To re-discover God as “Our Father” and to imitate Him is therefore the core of the Lenten spiritual journey of conversion. We do not simply believe in a generic metaphysical entity we call “God”, but, as we recite in the Creed, “I believe in God the Father Almighty” (it should be without comma in between). The greatest novelty of Christianity lies in this profound experience of having a loving filial relationship with this Father. “All that is mine is yours” (Lk 15:31) is exactly the opposite of the “owner-slave” model we use to distort God’s relationship with us.
Jesus’ life, death and resurrection was, therefore, the supreme manifestation of the Father’s heart. “Be merciful, just as your Father is merciful” (Lk 6:36) is the path that Jesus wants us to take in order to express our faith and, at the same time, relate to one another.
Not an easy task. The war in Ukraine, between two mainly Christian nations, has exposed the dysfunction we often experience in our relationships as believers just as the family in this Sunday’s Gospel. “We are convinced that, without an openness to the Father of all, there will be no solid and stable reasons for an appeal to fraternity.

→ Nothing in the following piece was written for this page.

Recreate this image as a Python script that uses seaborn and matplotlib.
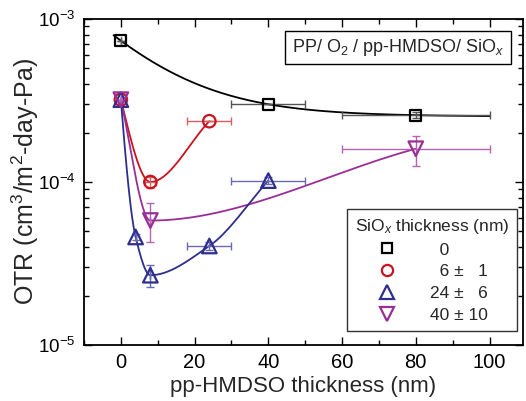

We are certain that only with this awareness that we are not orphans, but children, can we live in peace with one another” (Fratelli Tutti 272), recently wrote Pope Francis.
So, during this week of Lent, let us gladly receive the Father’s embrace for each one of us, perhaps through the Sacrament of Reconciliation, rejoicing in the fact that we were dead and have come to life; we were lost and we have been found. And let us pass on this embrace to others, as good images of the Father, as Jesus did. Our world truly needs it.